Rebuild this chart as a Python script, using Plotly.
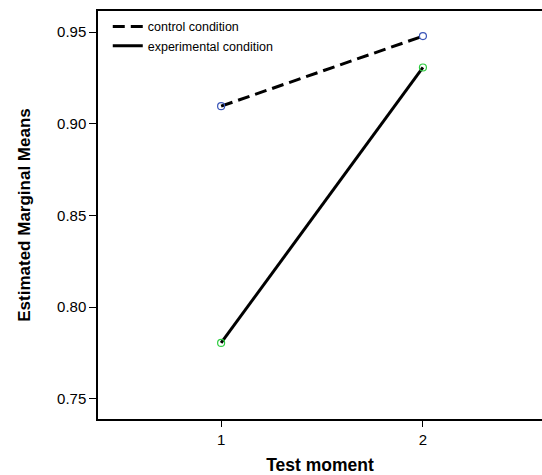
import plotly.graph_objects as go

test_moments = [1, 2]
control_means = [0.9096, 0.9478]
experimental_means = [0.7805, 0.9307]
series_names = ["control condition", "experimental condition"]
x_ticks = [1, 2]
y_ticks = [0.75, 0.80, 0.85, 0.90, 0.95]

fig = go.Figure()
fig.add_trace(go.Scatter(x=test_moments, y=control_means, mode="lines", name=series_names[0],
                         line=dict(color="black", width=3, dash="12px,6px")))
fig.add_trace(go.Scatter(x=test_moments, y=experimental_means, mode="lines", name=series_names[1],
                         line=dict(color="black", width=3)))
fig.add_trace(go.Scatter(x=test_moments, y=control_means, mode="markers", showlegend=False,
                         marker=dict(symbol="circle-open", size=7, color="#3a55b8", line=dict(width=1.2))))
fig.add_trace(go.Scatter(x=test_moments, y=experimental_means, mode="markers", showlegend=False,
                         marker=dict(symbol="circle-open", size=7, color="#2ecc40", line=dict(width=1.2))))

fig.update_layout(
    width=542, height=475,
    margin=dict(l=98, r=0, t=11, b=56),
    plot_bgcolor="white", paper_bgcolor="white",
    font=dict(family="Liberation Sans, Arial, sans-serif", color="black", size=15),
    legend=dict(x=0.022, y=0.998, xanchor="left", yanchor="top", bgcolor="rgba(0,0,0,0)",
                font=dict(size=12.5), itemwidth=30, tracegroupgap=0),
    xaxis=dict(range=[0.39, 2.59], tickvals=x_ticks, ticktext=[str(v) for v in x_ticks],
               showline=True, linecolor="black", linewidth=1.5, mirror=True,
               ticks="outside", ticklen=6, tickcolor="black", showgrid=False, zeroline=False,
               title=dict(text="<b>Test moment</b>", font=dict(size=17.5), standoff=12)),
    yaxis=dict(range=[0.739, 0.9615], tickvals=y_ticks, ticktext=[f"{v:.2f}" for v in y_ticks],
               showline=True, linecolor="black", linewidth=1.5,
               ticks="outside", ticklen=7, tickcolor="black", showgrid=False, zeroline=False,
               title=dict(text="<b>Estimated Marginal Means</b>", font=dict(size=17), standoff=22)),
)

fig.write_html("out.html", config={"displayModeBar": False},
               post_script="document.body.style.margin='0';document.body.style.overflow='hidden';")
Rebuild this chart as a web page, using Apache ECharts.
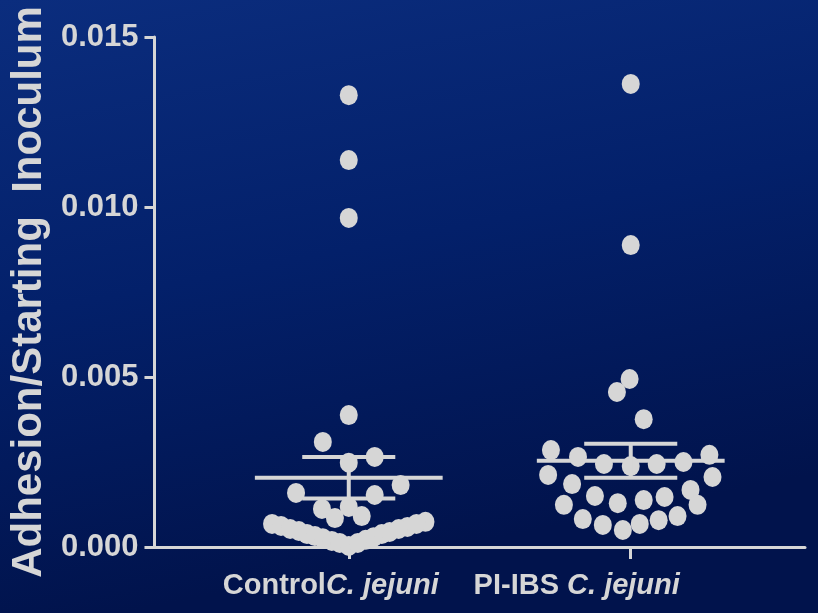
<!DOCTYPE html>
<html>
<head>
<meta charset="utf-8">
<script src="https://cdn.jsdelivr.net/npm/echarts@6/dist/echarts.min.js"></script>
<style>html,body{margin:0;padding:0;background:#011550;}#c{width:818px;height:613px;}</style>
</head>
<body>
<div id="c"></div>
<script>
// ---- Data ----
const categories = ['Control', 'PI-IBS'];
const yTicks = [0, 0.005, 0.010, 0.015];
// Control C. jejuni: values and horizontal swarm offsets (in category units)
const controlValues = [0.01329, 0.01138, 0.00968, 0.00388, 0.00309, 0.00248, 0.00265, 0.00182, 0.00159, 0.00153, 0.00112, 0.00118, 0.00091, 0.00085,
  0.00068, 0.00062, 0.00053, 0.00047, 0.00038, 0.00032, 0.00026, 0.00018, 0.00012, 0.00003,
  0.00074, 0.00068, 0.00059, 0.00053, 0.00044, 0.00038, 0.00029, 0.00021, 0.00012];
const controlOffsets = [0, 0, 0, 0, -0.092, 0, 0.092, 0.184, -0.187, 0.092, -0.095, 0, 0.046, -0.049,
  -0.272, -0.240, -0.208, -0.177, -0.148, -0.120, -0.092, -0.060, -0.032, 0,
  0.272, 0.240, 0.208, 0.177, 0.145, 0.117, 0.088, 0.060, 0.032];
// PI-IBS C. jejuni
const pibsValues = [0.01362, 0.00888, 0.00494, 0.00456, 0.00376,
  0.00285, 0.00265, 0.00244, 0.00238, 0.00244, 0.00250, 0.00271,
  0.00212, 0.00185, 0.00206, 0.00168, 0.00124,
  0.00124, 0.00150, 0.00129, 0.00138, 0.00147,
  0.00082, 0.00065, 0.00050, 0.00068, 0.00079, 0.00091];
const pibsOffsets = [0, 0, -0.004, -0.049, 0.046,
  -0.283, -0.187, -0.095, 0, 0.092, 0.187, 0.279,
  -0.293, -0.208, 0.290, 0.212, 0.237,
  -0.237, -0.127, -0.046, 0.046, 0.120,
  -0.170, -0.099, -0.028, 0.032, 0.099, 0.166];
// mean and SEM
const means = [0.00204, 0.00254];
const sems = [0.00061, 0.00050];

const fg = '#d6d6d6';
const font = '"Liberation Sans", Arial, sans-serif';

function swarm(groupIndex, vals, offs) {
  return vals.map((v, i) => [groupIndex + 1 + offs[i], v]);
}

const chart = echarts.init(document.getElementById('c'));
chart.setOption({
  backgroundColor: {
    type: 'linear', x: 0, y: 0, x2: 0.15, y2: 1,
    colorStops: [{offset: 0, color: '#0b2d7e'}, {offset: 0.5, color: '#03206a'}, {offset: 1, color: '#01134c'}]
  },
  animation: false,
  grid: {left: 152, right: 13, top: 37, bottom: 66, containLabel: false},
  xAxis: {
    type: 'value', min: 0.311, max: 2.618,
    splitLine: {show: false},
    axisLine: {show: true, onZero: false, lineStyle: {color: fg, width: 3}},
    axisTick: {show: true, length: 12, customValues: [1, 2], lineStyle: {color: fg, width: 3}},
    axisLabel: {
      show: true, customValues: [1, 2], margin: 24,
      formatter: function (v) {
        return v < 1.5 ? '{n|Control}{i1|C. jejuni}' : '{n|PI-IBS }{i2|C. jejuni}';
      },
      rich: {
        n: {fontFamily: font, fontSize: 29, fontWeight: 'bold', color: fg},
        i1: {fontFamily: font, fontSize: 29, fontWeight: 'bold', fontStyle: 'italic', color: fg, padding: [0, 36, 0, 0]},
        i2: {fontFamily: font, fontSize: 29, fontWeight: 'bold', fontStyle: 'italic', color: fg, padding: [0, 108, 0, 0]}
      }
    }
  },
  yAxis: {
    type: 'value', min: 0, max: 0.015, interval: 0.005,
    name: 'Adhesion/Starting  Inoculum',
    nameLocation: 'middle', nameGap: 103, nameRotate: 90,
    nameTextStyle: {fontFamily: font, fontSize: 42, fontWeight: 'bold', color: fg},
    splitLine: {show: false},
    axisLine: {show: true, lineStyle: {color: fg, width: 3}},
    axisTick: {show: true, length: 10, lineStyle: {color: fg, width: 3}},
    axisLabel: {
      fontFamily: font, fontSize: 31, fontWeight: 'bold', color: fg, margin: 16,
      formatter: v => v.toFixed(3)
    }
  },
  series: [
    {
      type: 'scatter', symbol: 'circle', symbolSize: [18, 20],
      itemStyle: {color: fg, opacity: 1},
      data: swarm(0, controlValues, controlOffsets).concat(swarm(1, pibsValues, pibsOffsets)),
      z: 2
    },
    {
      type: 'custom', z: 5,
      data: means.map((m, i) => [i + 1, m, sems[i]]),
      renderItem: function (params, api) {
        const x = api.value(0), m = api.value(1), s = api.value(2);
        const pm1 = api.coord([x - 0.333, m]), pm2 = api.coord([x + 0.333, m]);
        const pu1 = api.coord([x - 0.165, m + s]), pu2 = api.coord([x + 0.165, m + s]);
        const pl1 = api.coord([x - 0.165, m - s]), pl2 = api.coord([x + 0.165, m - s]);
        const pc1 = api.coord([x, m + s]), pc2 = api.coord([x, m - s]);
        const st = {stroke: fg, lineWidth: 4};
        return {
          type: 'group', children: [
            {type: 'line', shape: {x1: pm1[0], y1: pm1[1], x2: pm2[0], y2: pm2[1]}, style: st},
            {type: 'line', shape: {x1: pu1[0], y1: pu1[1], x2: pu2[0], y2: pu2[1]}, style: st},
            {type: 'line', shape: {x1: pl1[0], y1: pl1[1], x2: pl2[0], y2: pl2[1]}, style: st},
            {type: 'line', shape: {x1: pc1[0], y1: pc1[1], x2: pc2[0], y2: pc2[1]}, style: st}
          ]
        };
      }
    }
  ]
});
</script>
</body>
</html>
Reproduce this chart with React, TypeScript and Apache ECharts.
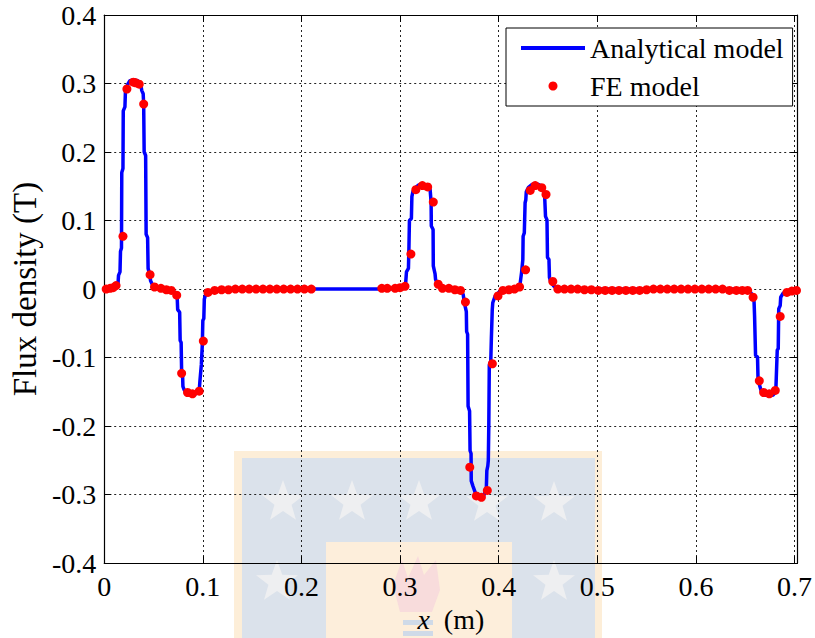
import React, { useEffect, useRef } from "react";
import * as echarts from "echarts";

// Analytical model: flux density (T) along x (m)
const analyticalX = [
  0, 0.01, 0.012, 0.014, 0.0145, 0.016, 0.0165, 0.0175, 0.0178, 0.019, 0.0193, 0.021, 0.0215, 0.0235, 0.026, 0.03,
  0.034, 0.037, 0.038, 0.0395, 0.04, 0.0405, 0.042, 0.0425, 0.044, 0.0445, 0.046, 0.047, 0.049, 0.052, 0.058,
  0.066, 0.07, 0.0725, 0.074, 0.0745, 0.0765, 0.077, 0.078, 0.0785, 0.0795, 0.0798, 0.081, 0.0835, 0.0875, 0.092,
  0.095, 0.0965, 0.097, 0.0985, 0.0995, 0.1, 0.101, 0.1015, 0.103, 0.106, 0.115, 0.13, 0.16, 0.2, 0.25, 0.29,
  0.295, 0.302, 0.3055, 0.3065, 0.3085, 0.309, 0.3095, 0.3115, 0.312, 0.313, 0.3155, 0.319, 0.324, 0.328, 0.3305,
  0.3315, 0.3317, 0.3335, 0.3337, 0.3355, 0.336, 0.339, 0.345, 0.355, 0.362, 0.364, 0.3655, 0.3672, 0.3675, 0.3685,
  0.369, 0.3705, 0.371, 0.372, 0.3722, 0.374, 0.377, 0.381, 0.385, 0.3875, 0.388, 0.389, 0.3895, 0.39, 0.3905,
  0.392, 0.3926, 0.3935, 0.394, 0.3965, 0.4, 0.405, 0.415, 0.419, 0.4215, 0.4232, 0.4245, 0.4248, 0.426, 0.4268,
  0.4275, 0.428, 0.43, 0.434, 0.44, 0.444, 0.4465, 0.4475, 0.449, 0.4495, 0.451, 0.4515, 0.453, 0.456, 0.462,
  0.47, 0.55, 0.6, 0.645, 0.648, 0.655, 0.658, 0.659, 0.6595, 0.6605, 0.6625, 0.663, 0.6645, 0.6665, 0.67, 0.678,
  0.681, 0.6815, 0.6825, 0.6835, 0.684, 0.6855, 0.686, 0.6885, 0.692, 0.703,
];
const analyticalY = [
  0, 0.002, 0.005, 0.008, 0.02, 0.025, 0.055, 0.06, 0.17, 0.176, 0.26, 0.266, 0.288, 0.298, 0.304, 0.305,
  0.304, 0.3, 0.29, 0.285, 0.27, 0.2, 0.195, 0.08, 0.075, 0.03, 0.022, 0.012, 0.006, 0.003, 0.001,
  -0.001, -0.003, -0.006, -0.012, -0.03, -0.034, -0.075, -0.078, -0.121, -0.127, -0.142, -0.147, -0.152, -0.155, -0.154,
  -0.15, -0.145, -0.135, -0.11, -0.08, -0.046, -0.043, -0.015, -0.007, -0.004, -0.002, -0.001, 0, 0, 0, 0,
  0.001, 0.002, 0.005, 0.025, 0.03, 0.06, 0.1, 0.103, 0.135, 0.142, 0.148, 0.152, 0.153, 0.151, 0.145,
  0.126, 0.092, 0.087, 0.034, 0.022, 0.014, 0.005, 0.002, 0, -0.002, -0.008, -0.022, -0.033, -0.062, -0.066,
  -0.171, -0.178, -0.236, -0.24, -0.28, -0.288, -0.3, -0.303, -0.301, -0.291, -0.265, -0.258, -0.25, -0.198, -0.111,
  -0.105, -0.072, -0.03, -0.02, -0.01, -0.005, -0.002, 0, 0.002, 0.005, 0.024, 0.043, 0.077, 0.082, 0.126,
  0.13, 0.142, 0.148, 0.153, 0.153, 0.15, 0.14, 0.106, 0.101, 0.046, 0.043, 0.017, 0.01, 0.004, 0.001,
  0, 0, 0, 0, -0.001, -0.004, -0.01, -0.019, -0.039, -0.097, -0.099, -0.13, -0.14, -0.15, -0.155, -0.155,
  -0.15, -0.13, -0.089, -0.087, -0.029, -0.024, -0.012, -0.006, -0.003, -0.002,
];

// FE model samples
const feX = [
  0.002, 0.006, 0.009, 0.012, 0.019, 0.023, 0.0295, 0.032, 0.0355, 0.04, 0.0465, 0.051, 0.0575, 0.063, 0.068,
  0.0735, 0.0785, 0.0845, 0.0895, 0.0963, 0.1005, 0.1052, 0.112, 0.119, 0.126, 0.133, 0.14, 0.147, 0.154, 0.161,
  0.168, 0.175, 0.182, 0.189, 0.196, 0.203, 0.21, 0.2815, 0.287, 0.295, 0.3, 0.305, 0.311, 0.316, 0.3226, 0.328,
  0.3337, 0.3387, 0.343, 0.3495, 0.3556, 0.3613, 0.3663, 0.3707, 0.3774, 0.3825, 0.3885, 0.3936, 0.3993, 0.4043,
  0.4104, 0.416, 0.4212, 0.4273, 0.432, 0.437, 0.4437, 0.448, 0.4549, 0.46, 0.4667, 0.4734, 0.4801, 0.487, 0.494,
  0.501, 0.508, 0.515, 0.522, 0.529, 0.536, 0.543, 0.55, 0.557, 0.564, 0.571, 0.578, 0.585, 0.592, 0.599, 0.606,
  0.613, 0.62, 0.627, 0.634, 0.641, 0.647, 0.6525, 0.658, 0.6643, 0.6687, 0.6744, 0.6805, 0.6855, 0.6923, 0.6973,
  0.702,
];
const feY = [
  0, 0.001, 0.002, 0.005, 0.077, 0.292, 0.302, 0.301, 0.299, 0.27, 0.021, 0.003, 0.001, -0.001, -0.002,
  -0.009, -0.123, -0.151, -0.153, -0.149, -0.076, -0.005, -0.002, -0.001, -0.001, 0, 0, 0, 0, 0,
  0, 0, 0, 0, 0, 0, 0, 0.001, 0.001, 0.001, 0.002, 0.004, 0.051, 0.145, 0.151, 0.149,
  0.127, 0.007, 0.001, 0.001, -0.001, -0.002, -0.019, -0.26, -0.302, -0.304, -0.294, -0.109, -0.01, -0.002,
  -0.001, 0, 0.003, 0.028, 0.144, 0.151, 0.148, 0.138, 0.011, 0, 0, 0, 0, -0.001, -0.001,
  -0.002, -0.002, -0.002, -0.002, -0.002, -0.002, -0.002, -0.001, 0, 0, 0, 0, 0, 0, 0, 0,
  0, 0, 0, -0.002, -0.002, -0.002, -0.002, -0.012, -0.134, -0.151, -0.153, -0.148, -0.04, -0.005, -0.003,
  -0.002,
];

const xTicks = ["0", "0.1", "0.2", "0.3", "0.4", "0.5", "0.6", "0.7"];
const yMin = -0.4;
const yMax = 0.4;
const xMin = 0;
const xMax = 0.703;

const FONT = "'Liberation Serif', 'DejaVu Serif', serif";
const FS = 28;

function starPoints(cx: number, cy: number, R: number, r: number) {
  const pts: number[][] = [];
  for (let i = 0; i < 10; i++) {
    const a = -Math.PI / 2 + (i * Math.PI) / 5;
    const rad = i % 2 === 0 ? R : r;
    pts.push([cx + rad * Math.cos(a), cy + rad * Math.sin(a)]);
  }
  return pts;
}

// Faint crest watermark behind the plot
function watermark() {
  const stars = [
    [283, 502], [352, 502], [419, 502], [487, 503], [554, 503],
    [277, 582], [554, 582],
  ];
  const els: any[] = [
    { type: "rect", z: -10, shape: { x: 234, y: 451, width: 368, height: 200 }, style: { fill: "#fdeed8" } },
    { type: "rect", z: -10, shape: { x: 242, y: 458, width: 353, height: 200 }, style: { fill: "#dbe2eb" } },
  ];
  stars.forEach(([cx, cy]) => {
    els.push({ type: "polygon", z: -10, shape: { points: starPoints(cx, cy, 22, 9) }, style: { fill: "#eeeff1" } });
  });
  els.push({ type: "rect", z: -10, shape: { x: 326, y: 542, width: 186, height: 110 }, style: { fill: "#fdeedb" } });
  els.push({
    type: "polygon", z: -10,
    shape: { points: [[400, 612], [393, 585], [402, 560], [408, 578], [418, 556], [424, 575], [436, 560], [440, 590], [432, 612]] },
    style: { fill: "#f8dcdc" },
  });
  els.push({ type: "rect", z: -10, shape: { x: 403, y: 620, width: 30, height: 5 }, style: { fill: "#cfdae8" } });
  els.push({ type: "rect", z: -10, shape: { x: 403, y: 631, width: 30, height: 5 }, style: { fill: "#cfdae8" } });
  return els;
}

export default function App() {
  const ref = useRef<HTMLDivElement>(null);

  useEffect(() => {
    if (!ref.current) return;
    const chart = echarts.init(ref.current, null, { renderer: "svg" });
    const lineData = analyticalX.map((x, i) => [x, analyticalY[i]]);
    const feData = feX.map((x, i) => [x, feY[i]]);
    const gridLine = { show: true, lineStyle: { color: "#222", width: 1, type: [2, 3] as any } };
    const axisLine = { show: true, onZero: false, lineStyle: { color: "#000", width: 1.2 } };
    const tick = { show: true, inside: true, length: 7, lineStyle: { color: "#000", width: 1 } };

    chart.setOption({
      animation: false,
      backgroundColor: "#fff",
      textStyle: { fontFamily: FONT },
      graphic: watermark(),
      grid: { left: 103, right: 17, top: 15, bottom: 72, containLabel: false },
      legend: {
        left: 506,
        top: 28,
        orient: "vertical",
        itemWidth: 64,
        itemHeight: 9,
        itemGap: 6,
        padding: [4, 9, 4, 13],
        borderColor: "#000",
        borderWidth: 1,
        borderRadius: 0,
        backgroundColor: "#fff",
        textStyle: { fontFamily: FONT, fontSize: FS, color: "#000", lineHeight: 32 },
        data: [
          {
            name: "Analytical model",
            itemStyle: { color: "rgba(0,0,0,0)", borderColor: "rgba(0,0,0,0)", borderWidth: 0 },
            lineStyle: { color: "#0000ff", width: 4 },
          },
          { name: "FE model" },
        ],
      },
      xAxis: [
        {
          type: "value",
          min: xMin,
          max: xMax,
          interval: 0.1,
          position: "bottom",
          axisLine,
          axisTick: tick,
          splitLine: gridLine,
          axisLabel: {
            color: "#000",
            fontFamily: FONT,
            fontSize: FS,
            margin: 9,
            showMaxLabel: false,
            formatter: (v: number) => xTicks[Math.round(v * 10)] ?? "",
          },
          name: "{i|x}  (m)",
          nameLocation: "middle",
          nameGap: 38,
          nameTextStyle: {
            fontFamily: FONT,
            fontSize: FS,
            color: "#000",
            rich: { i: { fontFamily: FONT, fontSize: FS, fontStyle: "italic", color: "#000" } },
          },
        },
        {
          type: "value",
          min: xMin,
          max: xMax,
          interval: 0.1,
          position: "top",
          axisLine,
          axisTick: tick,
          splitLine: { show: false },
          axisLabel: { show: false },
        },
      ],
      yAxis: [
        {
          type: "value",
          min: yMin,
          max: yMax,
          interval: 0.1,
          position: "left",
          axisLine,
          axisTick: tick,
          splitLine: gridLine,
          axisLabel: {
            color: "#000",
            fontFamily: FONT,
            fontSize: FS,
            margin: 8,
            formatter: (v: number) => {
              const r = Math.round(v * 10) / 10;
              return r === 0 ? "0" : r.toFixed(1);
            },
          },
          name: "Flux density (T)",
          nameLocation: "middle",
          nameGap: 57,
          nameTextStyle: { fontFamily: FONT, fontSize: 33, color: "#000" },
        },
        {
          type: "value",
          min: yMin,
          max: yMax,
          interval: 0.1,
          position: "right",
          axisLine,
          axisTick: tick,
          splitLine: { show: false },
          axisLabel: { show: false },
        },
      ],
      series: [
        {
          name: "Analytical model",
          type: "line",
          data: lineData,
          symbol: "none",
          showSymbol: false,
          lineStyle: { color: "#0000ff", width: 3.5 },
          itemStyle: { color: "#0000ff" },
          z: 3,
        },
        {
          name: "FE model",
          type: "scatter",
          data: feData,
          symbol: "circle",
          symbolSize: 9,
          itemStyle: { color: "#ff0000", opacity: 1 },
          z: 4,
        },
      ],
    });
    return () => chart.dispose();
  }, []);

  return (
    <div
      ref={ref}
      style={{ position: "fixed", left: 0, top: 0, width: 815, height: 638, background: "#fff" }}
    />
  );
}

------------

:: Exercise task ::
Starting at the first line of the material, output exactly the lines up to and including the one with "y_ticks = [0.75, 0.80, 0.85, 0.90, 0.95]". Do not include the pictures.

:: Task result ::
Rebuild this chart as a Python script, using Plotly.
import plotly.graph_objects as go

test_moments = [1, 2]
control_means = [0.9096, 0.9478]
experimental_means = [0.7805, 0.9307]
series_names = ["control condition", "experimental condition"]
x_ticks = [1, 2]
y_ticks = [0.75, 0.80, 0.85, 0.90, 0.95]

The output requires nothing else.